Yes... he told me too. I have had one or two blips since 2020, nothing at all compared with so many of you, but enough to stop me in my tracks. But I have been strong enough, not to give up, but to come back, slow, yes, steady, yes, but come back. I have, I'm still coming back.
Sometimes we are hard on ourselves.. and it seems selfish to think of our own worth, but today I did.
Now, before you think this sounds a tad like an Oscars Speech... there is something else to celebrate, that I came home with today.
Celebration for the friendship of this and the other forums.
The faceless ,( sometimes not) friends we make.
The friends I have made, who support me in every aspect of my running and beyond. You folk who make my days lighter and happier with your posts.
It is a privilege to share your runs and your lives...to reply, to read and learn, and to constantly pick up tips and advice which enhance my own running.

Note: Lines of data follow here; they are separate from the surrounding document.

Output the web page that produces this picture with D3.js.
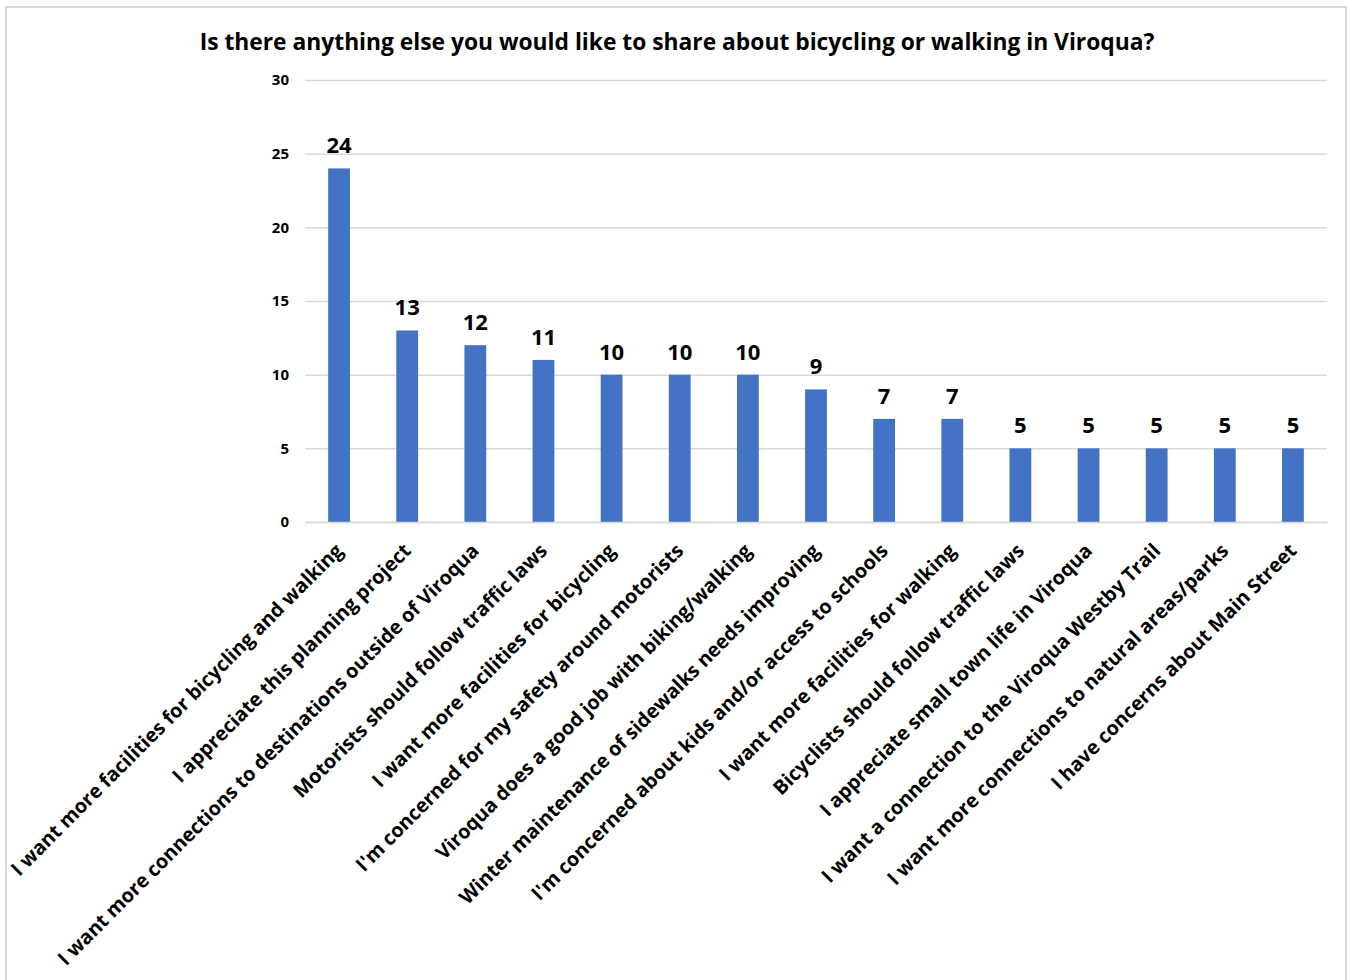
<!DOCTYPE html>
<html>
<head>
<meta charset="utf-8">
<script src="https://cdn.jsdelivr.net/npm/d3@7"></script>
<style>
  html, body { margin: 0; padding: 0; background: #fff; }
  svg { display: block; }
  text { font-family: "Open Sans", sans-serif; font-weight: 700; fill: #000; }
</style>
</head>
<body>
<svg id="chart" width="1350" height="980"></svg>
<script>
// Survey responses: open-ended comments grouped by theme
const title = "Is there anything else you would like to share about bicycling or walking in Viroqua?";
const categories = [
  "I want more facilities for bicycling and walking",
  "I appreciate this planning project",
  "I want more connections to destinations outside of Viroqua",
  "Motorists should follow traffic laws",
  "I want more facilities for bicycling",
  "I'm concerned for my safety around motorists",
  "Viroqua does a good job with biking/walking",
  "Winter maintenance of sidewalks needs improving",
  "I'm concerned about kids and/or access to schools",
  "I want more facilities for walking",
  "Bicyclists should follow traffic laws",
  "I appreciate small town life in Viroqua",
  "I want a connection to the Viroqua Westby Trail",
  "I want more connections to natural areas/parks",
  "I have concerns about Main Street"
];
const counts = [24, 13, 12, 11, 10, 10, 10, 9, 7, 7, 5, 5, 5, 5, 5];
const yTicks = [0, 5, 10, 15, 20, 25, 30];

const FONT = "'Open Sans', sans-serif";
const svg = d3.select("#chart");

// chart frame
svg.append("rect")
  .attr("x", 6).attr("y", 7)
  .attr("width", 1340).attr("height", 985)
  .attr("fill", "#fff")
  .attr("stroke", "#d9d9d9").attr("stroke-width", 2);

const plot = { left: 305, right: 1327, top: 80, bottom: 522 };

const x = d3.scaleBand()
  .domain(categories)
  .range([plot.left, plot.right])
  .paddingInner(0.68)
  .paddingOuter(0.34);

const y = d3.scaleLinear()
  .domain([0, 30])
  .range([plot.bottom, plot.top]);

// horizontal gridlines with tick labels
const yAxis = d3.axisLeft(y)
  .tickValues(yTicks)
  .tickSize(-(plot.right - plot.left))
  .tickPadding(16)
  .tickFormat(d3.format("d"));

const gy = svg.append("g")
  .attr("transform", `translate(${plot.left},0)`)
  .call(yAxis);
gy.select(".domain").remove();
gy.selectAll(".tick line").attr("stroke", "#d9d9d9").attr("stroke-width", 1.5);
gy.selectAll(".tick text")
  .attr("font-size", 15)
  .style("font-family", FONT)
  .style("font-weight", 700)
  .attr("fill", "#000");

// bars
svg.append("g").selectAll("rect")
  .data(categories)
  .join("rect")
  .attr("x", d => x(d))
  .attr("y", (d, i) => y(counts[i]))
  .attr("width", x.bandwidth())
  .attr("height", (d, i) => y(0) - y(counts[i]))
  .attr("fill", "#4472c4");

// value labels above bars
svg.append("g").selectAll("text")
  .data(categories)
  .join("text")
  .attr("x", d => x(d) + x.bandwidth() / 2)
  .attr("y", (d, i) => y(counts[i]) - 15)
  .attr("text-anchor", "middle")
  .attr("font-size", 22)
  .text((d, i) => counts[i]);

// rotated category labels
const xAxis = d3.axisBottom(x).tickSize(0).tickPadding(0);
const gx = svg.append("g")
  .attr("transform", `translate(0,${plot.bottom})`)
  .call(xAxis);
gx.select(".domain").attr("stroke", "#d9d9d9").attr("stroke-width", 1.5);
gx.selectAll(".tick text")
  .attr("font-size", 19.8)
  .style("font-family", FONT)
  .style("font-weight", 700)
  .attr("fill", "#000")
  .attr("text-anchor", "end")
  .attr("dy", 0)
  .attr("transform", "translate(5,30) rotate(-45)");

// title
svg.append("text")
  .attr("x", 677)
  .attr("y", 50)
  .attr("text-anchor", "middle")
  .attr("font-size", 22.8)
  .text(title);
</script>
</body>
</html>
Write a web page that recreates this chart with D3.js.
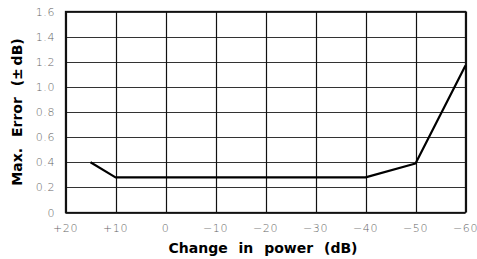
<!DOCTYPE html>
<html><head><meta charset="utf-8">
<script src="https://cdn.jsdelivr.net/npm/d3@7"></script>
<style>body{margin:0;background:#fff}svg{display:block}</style>
</head><body>
<svg id="c" width="477" height="259"></svg>
<script>
const xTicks = [20, 10, 0, -10, -20, -30, -40, -50, -60];
const xTickLabels = ["+20", "+10", "0", "\u221210", "\u221220", "\u221230", "\u221240", "\u221250", "\u221260"];
const yTicks = [0, 0.2, 0.4, 0.6, 0.8, 1.0, 1.2, 1.4, 1.6];
const yTickLabels = ["0", "0.2", "0.4", "0.6", "0.8", "1.0", "1.2", "1.4", "1.6"];
const powerChange = [15, 10, -40, -50, -60];
const maxError = [0.40, 0.28, 0.28, 0.39, 1.17];

const svg = d3.select("#c");
const x = d3.scaleLinear().domain([20, -60]).range([65.5, 465.5]);
const y = d3.scaleLinear().domain([0, 1.6]).range([212.5, 11.5]);

// horizontal grid
svg.append("g").selectAll("line").data(yTicks).join("line")
  .attr("x1", x(20)).attr("x2", x(-60))
  .attr("y1", d => Math.round(y(d)) + 0.5).attr("y2", d => Math.round(y(d)) + 0.5)
  .attr("stroke", "#333").attr("stroke-width", 1.2);
// vertical grid
svg.append("g").selectAll("line").data(xTicks).join("line")
  .attr("y1", y(0)).attr("y2", y(1.6))
  .attr("x1", d => Math.round(x(d)) + 0.5).attr("x2", d => Math.round(x(d)) + 0.5)
  .attr("stroke", "#111").attr("stroke-width", 1.2);

// frame
svg.append("rect").attr("x", x(20)).attr("y", y(1.6))
  .attr("width", x(-60) - x(20)).attr("height", y(0) - y(1.6))
  .attr("fill", "none").attr("stroke", "#111").attr("stroke-width", 1.3);

const tickFont = "'DejaVu Sans', sans-serif";
// x tick labels
svg.append("g").selectAll("text").data(xTicks).join("text")
  .attr("x", d => x(d)).attr("y", 231.5)
  .attr("text-anchor", "middle")
  .attr("font-family", tickFont).attr("font-size", 11).attr("font-weight", 300)
  .attr("letter-spacing", 0.6)
  .attr("fill", "#666")
  .text((d, i) => xTickLabels[i]);
// y tick labels
svg.append("g").selectAll("text").data(yTicks).join("text")
  .attr("x", 55).attr("y", d => y(d) + 4)
  .attr("text-anchor", "end")
  .attr("font-family", tickFont).attr("font-size", 11).attr("font-weight", 300)
  .attr("letter-spacing", 0.6)
  .attr("fill", "#666")
  .text((d, i) => yTickLabels[i]);

// data line
svg.append("path")
  .datum(powerChange.map((p, i) => [p, maxError[i]]))
  .attr("d", d3.line().x(d => x(d[0])).y(d => y(d[1])))
  .attr("fill", "none").attr("stroke", "#000").attr("stroke-width", 2.2)
  .attr("stroke-linejoin", "round");

// axis titles
svg.append("text").attr("x", 263).attr("y", 253)
  .attr("text-anchor", "middle")
  .attr("font-family", "'DejaVu Sans', sans-serif").attr("font-weight", "bold")
  .attr("font-size", 14).attr("word-spacing", 6).attr("fill", "#000")
  .text("Change in power (dB)");
svg.append("text")
  .attr("transform", "translate(22,112) rotate(-90)")
  .attr("text-anchor", "middle")
  .attr("font-family", "'DejaVu Sans', sans-serif").attr("font-weight", "bold")
  .attr("font-size", 14).attr("word-spacing", 6).attr("fill", "#000")
  .text("Max. Error (\u00b1\u2009dB)");
</script>
</body></html>
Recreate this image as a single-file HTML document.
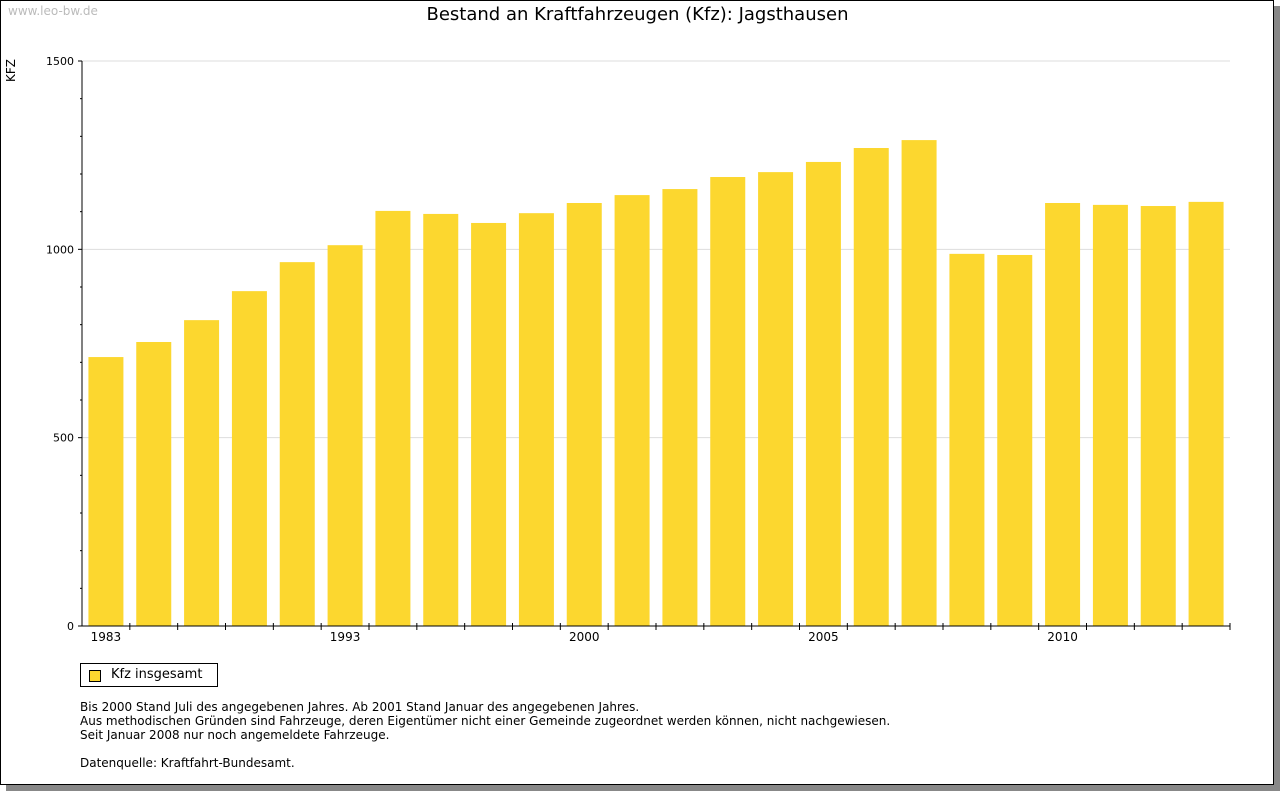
<!DOCTYPE html>
<html><head><meta charset="utf-8"><style>
body{margin:0;width:1280px;height:791px;background:#fff;overflow:hidden;font-family:"DejaVu Sans","Liberation Sans",sans-serif;}
#frame{position:absolute;left:0;top:0;width:1272px;height:783px;border:1px solid #000;background:#fff;box-shadow:6px 6px 0 #888;}
.t{position:absolute;white-space:nowrap;}
</style></head><body>
<div id="frame"></div>
<div class="t" style="left:8px;top:4px;font-size:12px;color:#bbb">www.leo-bw.de</div>
<div class="t" style="left:0;width:1275px;text-align:center;top:4px;font-size:18px;color:#000">Bestand an Kraftfahrzeugen (Kfz): Jagsthausen</div>
<div class="t" style="left:4px;top:82px;font-size:12px;transform:rotate(-90deg);transform-origin:0 0">KFZ</div>
<svg id="chart" width="1280" height="791" style="position:absolute;left:0;top:0"></svg>
<div class="t" style="left:80px;top:663px;width:136px;height:22px;border:1px solid #000;font-size:13px">
<span style="position:absolute;left:8px;top:6px;width:10px;height:10px;background:#fcd72f;border:1px solid #000"></span>
<span style="position:absolute;left:30px;top:3px">Kfz insgesamt</span></div>
<div class="t" style="left:80px;top:700px;font-size:12px;line-height:14px">Bis 2000 Stand Juli des angegebenen Jahres. Ab 2001 Stand Januar des angegebenen Jahres.<br>Aus methodischen Gründen sind Fahrzeuge, deren Eigentümer nicht einer Gemeinde zugeordnet werden können, nicht nachgewiesen.<br>Seit Januar 2008 nur noch angemeldete Fahrzeuge.<br><br>Datenquelle: Kraftfahrt-Bundesamt.</div>
<script>
const categories=["1983","","","","","1993","","","","","2000","","","","","2005","","","","","2010","","",""];
const values=[714,754,812,889,966,1011,1102,1094,1070,1096,1123,1144,1160,1192,1205,1232,1269,1290,988,985,1123,1118,1115,1126];
const yTicks=[0,500,1000,1500];
const NS="http://www.w3.org/2000/svg",svg=document.getElementById('chart');
const L=82,R=1230,T=61,B=626,YMAX=1500;
const step=(R-L)/values.length,bw=35;
const y=v=>B-v/YMAX*(B-T);
const x=i=>L+step*i+(step-bw)/2;
function mk(tag,a){const e=document.createElementNS(NS,tag);for(const k in a)e.setAttribute(k,a[k]);svg.appendChild(e);return e;}
yTicks.forEach(v=>{
 if(v>0){const g=mk('line',{x1:L,x2:R,y1:y(v),y2:y(v),stroke:'#ddd'});
 
 }
 const tk=mk('line',{x1:L-4,x2:L,y1:y(v),y2:y(v),stroke:'#000'});
 
 
 const t=mk('text',{x:L-8,y:y(v)+4,'text-anchor':'end','font-size':11,'font-family':'DejaVu Sans, sans-serif'});t.textContent=v;
 
 
});
for(let v=100;v<YMAX;v+=100){if(v%500){const m=mk('line',{x1:L-2,x2:L,y1:y(v),y2:y(v),stroke:'#000'});
 
 }}
values.forEach((v,i)=>{
 const r=mk('rect',{x:x(i),y:y(v),width:bw,height:B-y(v),fill:'#fcd72f'});
 
 
 if(i>0){const tk=mk('line',{x1:L+step*i,x2:L+step*i,y1:B-3,y2:B+4,stroke:'#000'});
 
 }
 if(categories[i]){const t=mk('text',{x:x(i)+bw/2,y:B+15,'text-anchor':'middle','font-size':12,'font-family':'DejaVu Sans, sans-serif'});t.textContent=categories[i];
 
 }
});
const ya=mk('line',{x1:L,x2:L,y1:T,y2:B,stroke:'#000'});


const xa=mk('line',{x1:L,x2:R,y1:B,y2:B,stroke:'#000'});


const xe=mk('line',{x1:R,x2:R,y1:B-3,y2:B+4,stroke:'#000'});


</script>
</body></html>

To know that you are so forgiving also... reading my posts, my endless rambles, where I share my running thoughts and more. Knowing that I am never judged, never derided, never laughed at, ( in an unkind way but accepted, for the person and the runner I am.
And if that is not the most amazing reason for Celebration. I really do not know what is
Oldfloss
P.S.
Try the run.... NRC Celebration Run.., 25 minutes, easy pace/recovery run. I only covered 3.2K. How relaxed is that?
Update on Mr OF.
Much recovered and learning slowly how to celebrate the age he is and the limitation of ( some of) his activities. basically Monday was a shed too far. xxx
PPS
To make you giggle. I intended putting this in and forgot. After I had finished the run, walking back up the hill, I helped an old lady who was attempting unsuccessfully to cross the bottom of the lane. She got across after HUGE lorry stopped for me, smitten no doubt by my winning smile. I waved a thank you, and only afterwards did I think... hmmm.. here I am helping old ladies to cross roads... and I AM an old lady., one who has just run 3.2 K!!!